▶ _Provided material_
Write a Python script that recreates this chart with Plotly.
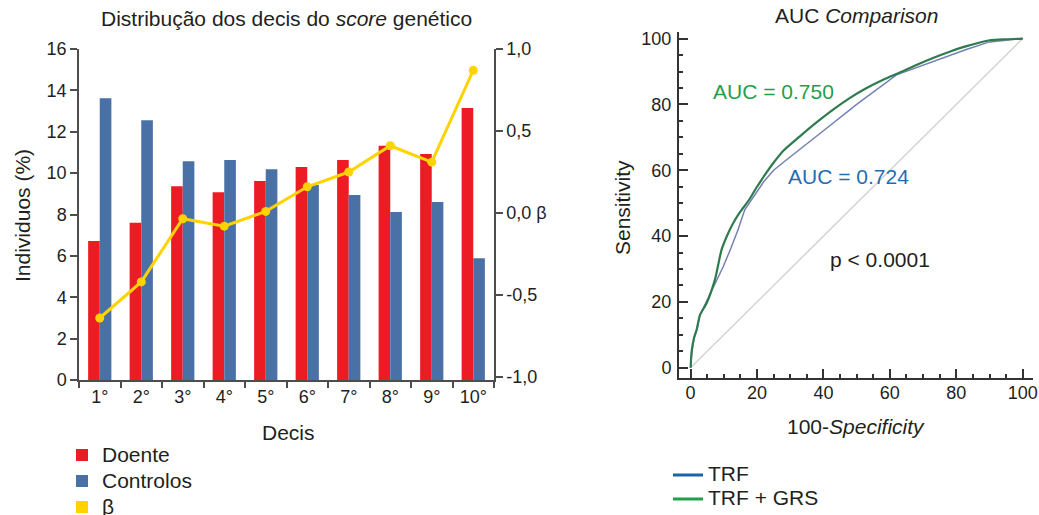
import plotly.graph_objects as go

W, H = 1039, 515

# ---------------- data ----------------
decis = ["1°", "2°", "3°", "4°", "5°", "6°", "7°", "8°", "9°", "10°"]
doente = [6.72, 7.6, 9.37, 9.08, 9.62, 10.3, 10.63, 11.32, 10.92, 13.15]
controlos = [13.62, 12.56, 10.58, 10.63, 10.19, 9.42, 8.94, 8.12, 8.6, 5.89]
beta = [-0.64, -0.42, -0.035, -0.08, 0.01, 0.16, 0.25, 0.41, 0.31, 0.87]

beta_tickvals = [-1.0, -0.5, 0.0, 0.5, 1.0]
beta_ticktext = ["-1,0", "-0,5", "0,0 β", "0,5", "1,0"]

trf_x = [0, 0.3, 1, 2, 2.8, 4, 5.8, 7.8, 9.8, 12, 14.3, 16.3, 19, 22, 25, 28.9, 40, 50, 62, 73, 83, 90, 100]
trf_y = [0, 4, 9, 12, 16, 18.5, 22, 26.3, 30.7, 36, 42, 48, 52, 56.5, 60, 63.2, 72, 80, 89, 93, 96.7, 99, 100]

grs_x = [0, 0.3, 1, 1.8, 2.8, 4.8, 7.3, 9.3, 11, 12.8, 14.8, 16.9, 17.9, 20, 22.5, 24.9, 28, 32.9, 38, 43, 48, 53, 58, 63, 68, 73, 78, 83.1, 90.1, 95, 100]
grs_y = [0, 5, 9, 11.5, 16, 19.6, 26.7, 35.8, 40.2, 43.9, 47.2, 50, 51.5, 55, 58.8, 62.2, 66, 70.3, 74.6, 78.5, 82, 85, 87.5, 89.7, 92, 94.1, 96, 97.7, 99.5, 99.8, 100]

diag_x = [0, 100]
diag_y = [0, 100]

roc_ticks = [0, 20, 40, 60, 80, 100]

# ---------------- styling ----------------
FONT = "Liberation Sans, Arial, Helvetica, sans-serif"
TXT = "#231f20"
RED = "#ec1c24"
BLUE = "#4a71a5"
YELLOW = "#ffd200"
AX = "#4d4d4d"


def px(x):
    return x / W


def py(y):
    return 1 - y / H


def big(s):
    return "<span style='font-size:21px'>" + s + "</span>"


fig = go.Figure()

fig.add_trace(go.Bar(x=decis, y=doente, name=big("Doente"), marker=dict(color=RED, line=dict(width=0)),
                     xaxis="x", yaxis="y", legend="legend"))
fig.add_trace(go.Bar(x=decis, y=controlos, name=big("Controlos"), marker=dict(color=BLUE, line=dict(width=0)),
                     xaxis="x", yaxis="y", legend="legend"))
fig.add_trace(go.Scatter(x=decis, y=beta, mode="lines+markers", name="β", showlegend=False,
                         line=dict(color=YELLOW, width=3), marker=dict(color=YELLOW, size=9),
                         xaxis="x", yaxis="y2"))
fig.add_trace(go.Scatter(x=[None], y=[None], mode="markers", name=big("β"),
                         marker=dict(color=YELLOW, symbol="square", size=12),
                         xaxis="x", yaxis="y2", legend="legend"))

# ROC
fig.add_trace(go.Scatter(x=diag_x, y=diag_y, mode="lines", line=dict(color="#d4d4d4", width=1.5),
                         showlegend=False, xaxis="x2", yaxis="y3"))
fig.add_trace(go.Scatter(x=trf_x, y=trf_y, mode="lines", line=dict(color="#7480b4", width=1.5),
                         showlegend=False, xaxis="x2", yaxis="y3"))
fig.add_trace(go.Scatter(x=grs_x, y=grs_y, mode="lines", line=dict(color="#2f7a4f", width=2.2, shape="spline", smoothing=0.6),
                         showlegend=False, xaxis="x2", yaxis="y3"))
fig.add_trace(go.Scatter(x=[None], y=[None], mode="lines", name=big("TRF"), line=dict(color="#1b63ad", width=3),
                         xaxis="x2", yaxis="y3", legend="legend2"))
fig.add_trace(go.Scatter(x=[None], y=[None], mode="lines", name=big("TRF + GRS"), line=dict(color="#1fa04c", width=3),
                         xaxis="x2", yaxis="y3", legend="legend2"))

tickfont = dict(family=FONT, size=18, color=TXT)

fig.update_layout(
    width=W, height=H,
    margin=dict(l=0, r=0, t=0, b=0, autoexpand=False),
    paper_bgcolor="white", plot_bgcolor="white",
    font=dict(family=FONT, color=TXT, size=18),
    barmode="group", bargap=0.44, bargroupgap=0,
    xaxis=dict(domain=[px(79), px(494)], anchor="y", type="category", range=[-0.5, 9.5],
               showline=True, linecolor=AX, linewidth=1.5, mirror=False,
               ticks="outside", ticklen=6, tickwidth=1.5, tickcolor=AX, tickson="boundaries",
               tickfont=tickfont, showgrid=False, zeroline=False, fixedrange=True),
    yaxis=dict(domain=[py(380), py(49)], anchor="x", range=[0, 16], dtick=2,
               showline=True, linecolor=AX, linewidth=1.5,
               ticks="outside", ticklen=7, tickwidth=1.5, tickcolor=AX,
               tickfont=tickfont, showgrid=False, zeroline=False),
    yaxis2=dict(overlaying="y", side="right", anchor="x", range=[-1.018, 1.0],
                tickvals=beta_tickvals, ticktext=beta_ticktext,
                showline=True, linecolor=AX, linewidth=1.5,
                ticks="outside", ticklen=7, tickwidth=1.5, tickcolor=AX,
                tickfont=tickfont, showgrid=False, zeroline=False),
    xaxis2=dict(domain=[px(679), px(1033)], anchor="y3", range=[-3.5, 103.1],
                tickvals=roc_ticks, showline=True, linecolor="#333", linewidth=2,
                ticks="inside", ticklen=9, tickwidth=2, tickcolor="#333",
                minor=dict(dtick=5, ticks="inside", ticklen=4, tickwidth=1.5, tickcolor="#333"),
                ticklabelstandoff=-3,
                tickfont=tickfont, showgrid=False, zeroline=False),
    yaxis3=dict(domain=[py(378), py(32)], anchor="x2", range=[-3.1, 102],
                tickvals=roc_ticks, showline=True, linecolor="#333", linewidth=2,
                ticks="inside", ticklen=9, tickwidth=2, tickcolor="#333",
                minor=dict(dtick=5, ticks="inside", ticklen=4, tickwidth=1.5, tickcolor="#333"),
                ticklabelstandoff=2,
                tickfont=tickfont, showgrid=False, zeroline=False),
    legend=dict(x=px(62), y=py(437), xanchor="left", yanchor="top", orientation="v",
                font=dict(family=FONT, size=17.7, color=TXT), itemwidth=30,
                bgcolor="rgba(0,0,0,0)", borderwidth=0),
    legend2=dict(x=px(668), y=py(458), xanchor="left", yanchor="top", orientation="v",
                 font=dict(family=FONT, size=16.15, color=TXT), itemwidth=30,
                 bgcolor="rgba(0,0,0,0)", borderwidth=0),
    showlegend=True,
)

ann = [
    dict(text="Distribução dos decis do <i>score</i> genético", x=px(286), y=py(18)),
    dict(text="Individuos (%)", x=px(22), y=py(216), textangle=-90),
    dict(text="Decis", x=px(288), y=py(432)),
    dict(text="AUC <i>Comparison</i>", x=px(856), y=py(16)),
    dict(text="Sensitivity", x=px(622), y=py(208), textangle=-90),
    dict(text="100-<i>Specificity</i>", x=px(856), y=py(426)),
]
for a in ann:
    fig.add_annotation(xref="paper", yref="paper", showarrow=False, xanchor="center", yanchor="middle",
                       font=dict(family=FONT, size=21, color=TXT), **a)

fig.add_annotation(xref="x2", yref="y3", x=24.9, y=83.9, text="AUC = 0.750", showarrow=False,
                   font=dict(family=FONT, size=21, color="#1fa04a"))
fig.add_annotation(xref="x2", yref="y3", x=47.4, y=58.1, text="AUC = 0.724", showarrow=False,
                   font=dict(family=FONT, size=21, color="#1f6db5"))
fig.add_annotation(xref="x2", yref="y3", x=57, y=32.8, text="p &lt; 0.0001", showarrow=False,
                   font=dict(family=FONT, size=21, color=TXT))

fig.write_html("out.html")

▶ _Your instructions_
Copy nothing but the lines from the top of the material through the line holding "96.7, 99, 100]", exactly as written; omit pictures.

▶ _Complete answer_
Write a Python script that recreates this chart with Plotly.
import plotly.graph_objects as go

W, H = 1039, 515

# ---------------- data ----------------
decis = ["1°", "2°", "3°", "4°", "5°", "6°", "7°", "8°", "9°", "10°"]
doente = [6.72, 7.6, 9.37, 9.08, 9.62, 10.3, 10.63, 11.32, 10.92, 13.15]
controlos = [13.62, 12.56, 10.58, 10.63, 10.19, 9.42, 8.94, 8.12, 8.6, 5.89]
beta = [-0.64, -0.42, -0.035, -0.08, 0.01, 0.16, 0.25, 0.41, 0.31, 0.87]

beta_tickvals = [-1.0, -0.5, 0.0, 0.5, 1.0]
beta_ticktext = ["-1,0", "-0,5", "0,0 β", "0,5", "1,0"]

trf_x = [0, 0.3, 1, 2, 2.8, 4, 5.8, 7.8, 9.8, 12, 14.3, 16.3, 19, 22, 25, 28.9, 40, 50, 62, 73, 83, 90, 100]
trf_y = [0, 4, 9, 12, 16, 18.5, 22, 26.3, 30.7, 36, 42, 48, 52, 56.5, 60, 63.2, 72, 80, 89, 93, 96.7, 99, 100]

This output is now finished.